───── Given entries ─────

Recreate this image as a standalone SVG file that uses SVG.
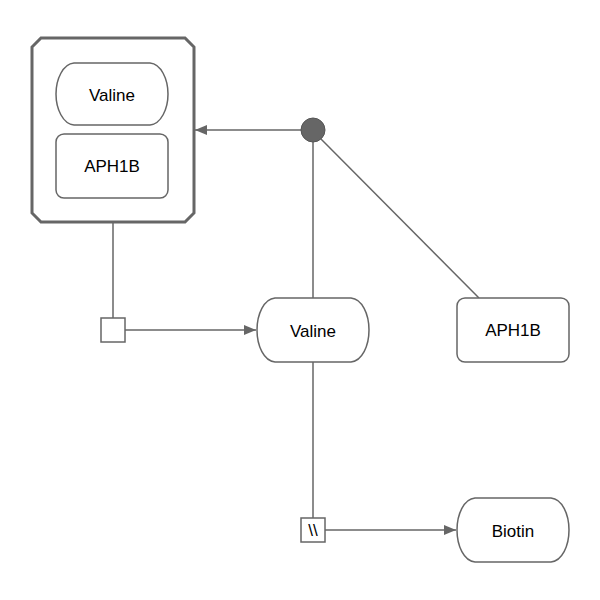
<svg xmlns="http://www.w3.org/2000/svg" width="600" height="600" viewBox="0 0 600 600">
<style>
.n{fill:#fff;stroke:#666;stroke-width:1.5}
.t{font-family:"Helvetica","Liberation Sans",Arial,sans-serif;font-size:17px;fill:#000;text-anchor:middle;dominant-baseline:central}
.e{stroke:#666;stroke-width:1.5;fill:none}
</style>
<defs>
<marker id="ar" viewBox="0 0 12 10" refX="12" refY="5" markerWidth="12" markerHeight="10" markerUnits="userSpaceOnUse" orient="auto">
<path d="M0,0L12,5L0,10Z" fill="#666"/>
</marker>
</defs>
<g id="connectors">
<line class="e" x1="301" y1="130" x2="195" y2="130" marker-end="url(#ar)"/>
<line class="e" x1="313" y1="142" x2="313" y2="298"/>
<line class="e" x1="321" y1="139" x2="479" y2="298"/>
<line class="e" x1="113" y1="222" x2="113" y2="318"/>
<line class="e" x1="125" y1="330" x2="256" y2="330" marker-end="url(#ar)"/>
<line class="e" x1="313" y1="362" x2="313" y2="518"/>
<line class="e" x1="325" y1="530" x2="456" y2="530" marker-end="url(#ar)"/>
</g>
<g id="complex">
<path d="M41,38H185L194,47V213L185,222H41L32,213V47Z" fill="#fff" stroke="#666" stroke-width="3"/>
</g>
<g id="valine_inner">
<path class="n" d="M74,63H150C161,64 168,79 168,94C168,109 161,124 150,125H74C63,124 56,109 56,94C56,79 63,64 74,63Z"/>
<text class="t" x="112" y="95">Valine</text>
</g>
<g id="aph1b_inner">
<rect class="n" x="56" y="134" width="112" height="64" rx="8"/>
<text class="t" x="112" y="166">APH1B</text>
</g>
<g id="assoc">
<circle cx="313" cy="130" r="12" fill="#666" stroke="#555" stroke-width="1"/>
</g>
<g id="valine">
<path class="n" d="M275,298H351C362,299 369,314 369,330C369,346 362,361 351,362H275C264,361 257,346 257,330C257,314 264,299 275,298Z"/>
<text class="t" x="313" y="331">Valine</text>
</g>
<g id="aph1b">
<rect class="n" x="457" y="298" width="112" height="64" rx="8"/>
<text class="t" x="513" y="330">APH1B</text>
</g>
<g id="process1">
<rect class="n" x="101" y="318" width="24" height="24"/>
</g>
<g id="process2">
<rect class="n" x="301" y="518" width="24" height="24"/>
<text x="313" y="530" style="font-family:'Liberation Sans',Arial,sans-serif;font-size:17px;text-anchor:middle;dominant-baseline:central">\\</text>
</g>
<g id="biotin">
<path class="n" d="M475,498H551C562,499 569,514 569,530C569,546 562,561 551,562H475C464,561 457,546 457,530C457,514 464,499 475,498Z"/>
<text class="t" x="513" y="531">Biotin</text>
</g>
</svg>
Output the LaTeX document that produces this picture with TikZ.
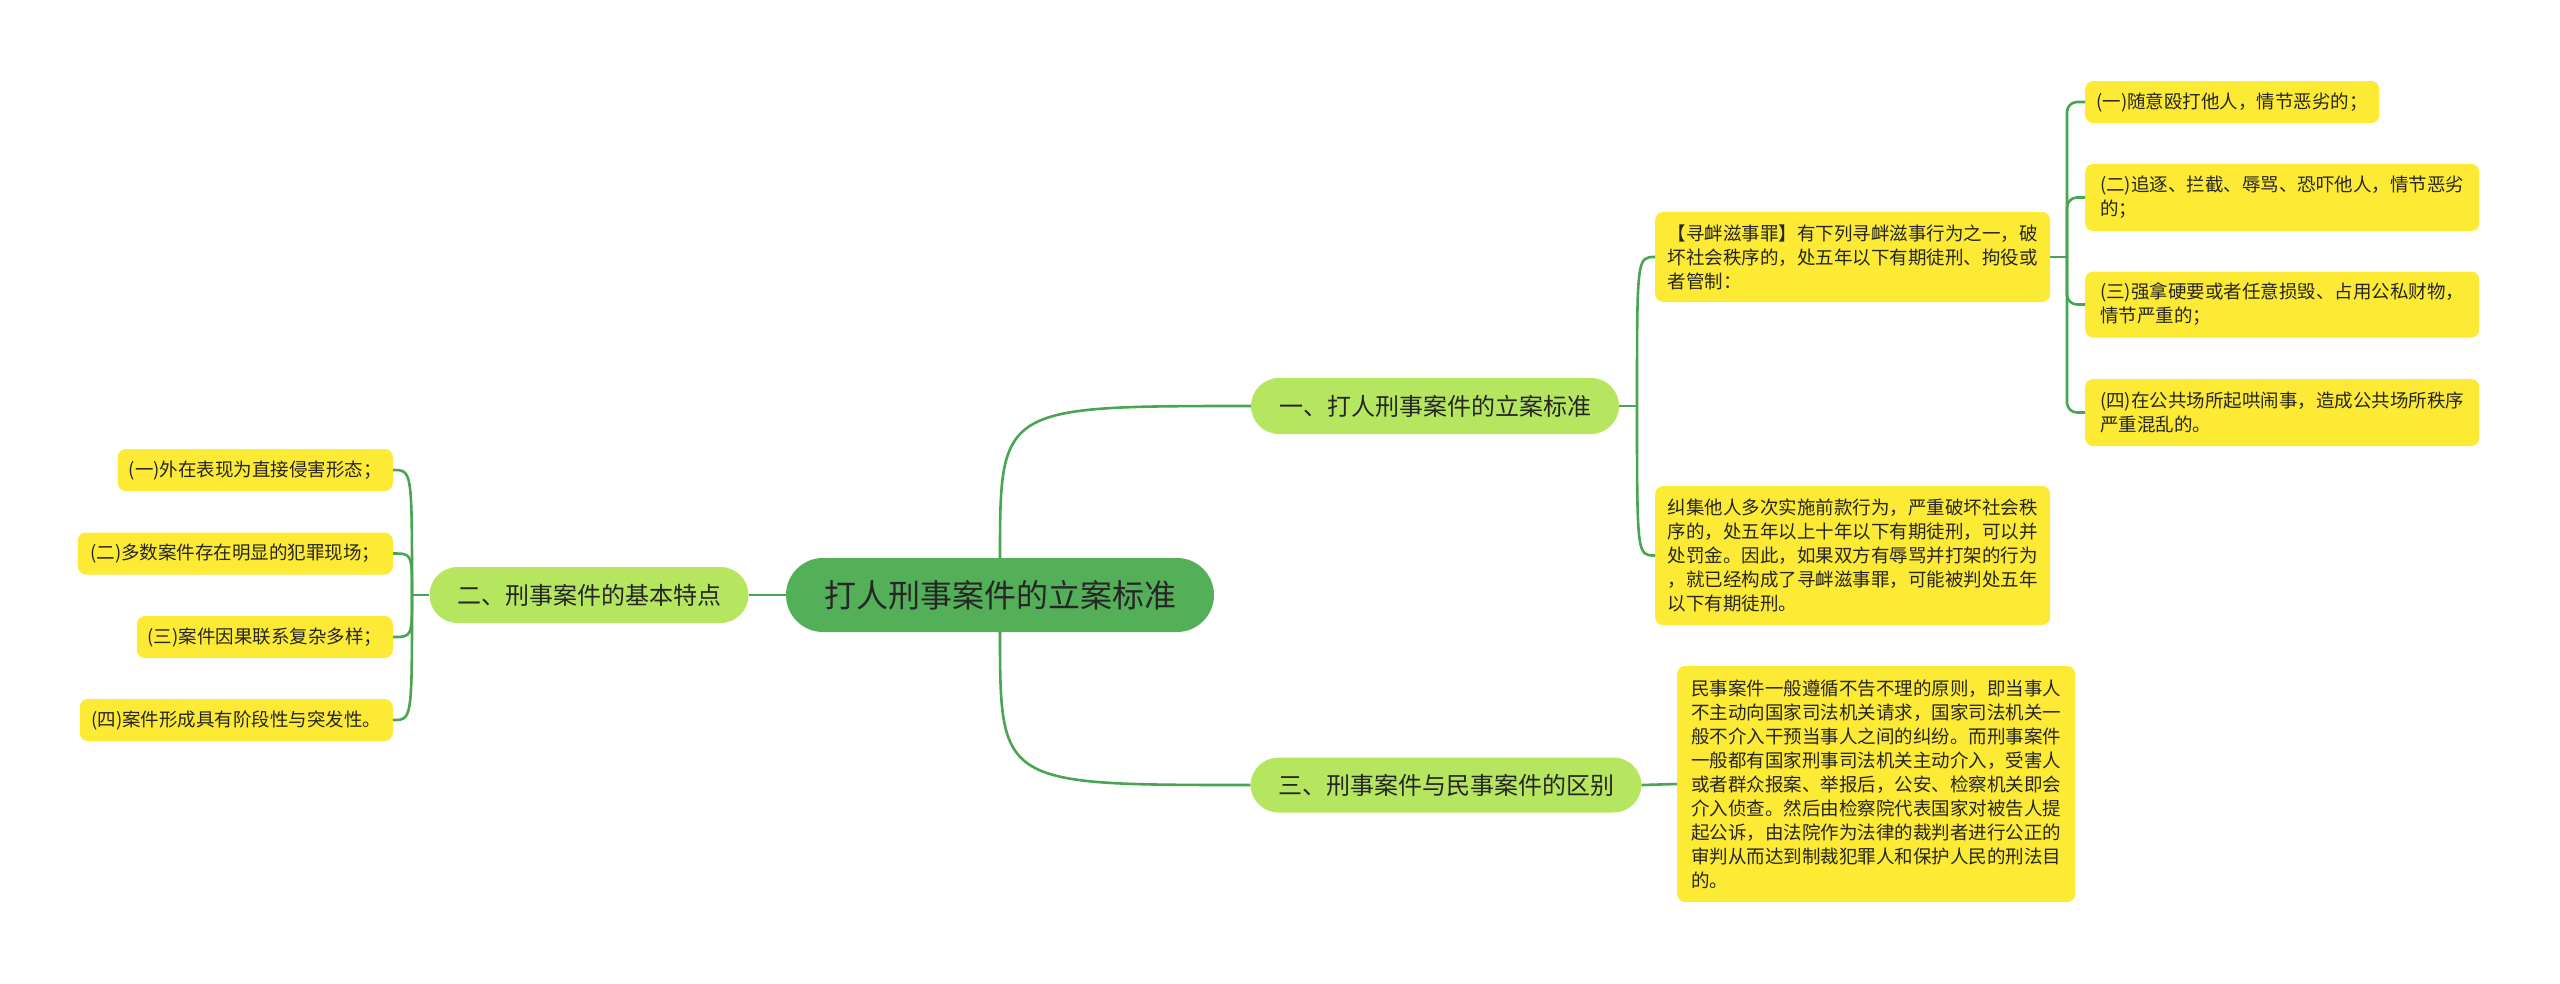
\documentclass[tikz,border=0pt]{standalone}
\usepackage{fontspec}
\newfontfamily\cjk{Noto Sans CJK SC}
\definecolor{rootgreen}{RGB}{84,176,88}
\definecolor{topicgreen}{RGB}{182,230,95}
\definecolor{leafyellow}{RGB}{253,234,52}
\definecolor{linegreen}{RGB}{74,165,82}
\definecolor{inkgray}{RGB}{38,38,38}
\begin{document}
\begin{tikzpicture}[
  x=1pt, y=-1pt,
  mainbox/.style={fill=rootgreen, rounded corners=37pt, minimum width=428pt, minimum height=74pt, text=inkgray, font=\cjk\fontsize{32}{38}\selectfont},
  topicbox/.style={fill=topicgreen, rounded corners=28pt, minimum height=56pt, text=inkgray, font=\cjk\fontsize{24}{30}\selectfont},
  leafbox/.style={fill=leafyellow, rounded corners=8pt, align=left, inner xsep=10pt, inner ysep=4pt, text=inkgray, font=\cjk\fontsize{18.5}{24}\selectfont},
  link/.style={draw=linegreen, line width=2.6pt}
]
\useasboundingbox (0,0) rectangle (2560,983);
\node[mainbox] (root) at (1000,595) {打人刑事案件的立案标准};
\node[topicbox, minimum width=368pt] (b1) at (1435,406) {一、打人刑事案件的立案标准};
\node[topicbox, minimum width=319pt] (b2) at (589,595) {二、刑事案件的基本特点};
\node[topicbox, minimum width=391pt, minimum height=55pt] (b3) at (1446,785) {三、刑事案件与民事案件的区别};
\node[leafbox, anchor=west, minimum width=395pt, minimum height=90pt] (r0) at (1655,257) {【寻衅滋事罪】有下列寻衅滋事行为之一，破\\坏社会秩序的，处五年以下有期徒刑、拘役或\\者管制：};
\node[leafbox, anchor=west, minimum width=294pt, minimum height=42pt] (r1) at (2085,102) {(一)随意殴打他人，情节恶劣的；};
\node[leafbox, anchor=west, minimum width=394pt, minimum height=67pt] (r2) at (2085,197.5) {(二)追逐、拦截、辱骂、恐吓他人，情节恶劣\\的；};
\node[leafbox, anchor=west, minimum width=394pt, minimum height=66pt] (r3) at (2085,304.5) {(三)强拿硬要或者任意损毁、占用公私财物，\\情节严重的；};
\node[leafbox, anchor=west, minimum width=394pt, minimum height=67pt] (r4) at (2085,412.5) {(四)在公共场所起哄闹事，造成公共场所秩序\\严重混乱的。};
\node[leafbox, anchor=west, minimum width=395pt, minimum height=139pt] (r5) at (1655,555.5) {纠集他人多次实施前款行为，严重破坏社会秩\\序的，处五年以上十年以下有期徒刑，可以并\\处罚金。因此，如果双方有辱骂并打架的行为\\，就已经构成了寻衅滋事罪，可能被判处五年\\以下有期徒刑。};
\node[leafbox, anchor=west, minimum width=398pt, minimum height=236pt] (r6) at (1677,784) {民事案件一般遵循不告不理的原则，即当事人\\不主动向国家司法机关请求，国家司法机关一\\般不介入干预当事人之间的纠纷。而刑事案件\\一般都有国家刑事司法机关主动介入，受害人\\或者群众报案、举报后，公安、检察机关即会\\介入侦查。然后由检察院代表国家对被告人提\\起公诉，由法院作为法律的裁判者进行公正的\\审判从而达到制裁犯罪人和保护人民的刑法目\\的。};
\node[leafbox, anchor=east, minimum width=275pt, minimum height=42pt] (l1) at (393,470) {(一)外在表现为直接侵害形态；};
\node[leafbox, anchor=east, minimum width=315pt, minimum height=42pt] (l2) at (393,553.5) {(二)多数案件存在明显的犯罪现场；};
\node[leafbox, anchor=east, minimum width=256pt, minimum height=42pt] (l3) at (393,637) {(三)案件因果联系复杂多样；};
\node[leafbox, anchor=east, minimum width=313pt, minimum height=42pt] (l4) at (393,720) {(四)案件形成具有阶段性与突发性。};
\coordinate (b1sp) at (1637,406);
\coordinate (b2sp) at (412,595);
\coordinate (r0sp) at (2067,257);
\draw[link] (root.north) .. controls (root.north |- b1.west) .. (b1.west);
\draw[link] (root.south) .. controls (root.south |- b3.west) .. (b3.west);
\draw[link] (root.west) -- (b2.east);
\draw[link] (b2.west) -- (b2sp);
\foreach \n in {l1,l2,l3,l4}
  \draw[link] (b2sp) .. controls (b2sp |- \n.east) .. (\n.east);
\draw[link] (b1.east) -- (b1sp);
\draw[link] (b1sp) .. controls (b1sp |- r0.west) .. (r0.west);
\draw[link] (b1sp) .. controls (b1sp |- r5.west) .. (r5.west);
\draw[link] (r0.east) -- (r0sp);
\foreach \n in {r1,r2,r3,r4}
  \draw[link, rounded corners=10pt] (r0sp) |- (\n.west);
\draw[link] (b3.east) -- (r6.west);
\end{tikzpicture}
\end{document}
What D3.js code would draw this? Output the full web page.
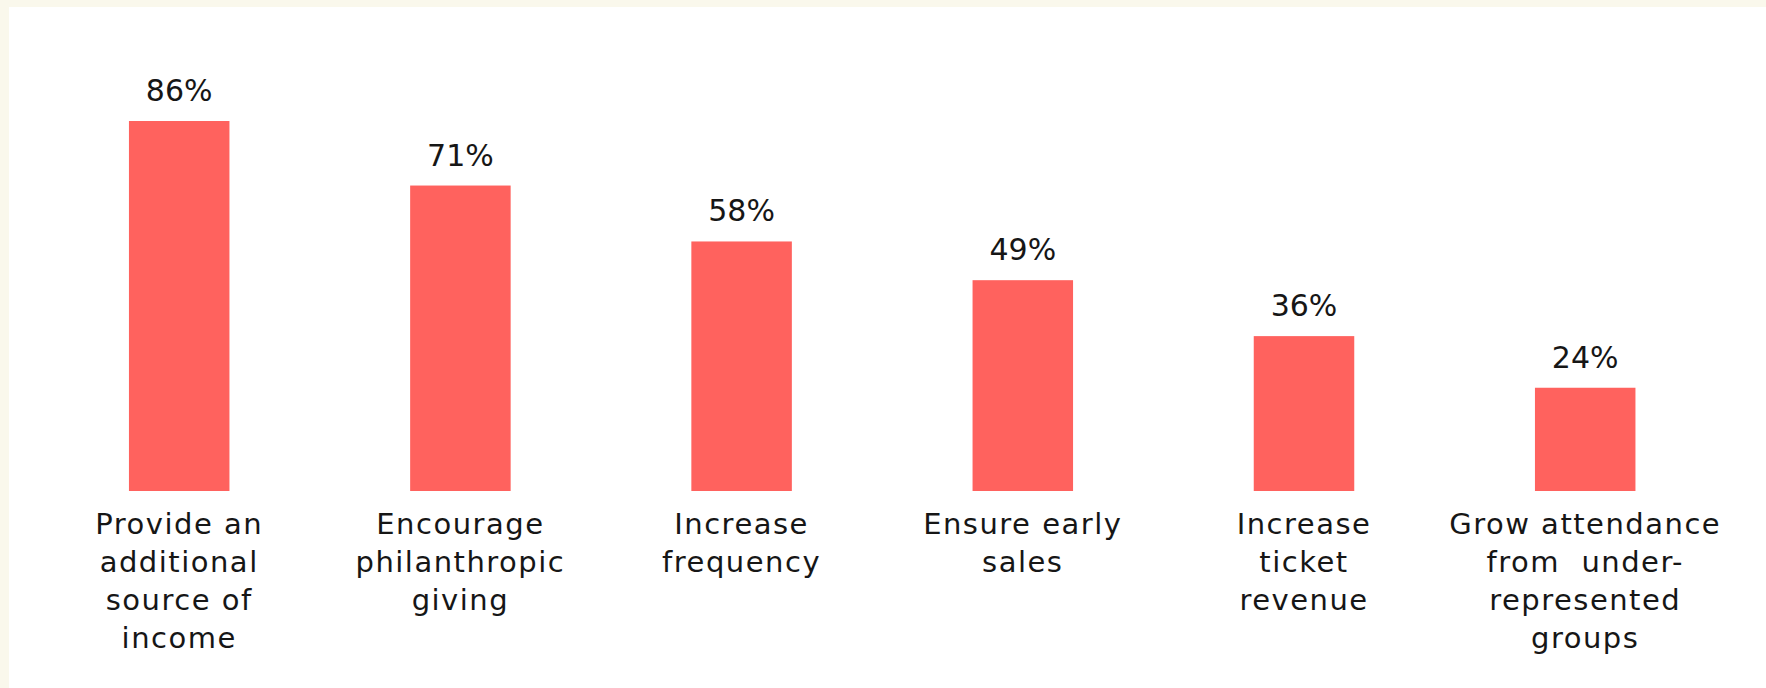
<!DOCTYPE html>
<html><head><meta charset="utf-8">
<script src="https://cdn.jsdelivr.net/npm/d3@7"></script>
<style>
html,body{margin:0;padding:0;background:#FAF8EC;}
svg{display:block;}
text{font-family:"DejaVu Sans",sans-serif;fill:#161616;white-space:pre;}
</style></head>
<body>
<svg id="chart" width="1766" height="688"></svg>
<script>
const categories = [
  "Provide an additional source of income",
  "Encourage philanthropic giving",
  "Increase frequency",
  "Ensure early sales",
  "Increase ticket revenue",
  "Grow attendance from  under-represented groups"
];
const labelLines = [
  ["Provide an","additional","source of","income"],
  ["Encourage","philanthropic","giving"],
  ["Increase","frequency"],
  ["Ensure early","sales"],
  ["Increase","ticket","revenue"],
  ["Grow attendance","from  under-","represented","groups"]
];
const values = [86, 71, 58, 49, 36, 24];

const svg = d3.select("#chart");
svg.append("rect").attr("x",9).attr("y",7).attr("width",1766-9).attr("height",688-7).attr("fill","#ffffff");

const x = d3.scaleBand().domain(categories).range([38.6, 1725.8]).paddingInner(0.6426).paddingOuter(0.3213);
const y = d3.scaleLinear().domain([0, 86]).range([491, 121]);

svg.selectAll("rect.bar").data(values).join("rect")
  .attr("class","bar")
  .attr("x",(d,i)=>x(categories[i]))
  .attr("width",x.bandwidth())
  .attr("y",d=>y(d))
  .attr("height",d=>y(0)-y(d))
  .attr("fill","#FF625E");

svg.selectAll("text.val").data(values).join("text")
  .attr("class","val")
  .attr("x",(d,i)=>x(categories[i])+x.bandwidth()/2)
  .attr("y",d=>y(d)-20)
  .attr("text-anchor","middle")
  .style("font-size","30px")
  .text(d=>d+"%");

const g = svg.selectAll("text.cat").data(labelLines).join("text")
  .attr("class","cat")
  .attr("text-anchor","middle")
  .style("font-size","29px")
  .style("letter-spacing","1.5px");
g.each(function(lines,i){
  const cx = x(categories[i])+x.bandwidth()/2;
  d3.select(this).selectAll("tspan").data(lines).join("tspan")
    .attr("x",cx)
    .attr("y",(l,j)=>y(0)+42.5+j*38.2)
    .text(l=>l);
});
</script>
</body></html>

─────

__Task details__
Pick out the lines that have the word "this". Copy them all.

__Exercise response__
Recreate this image as a standalone SVG file that uses SVG.
Output the LaTeX document that produces this picture with TikZ.
What D3.js code would draw this? Output the full web page.
  d3.select(this).selectAll("tspan").data(lines).join("tspan")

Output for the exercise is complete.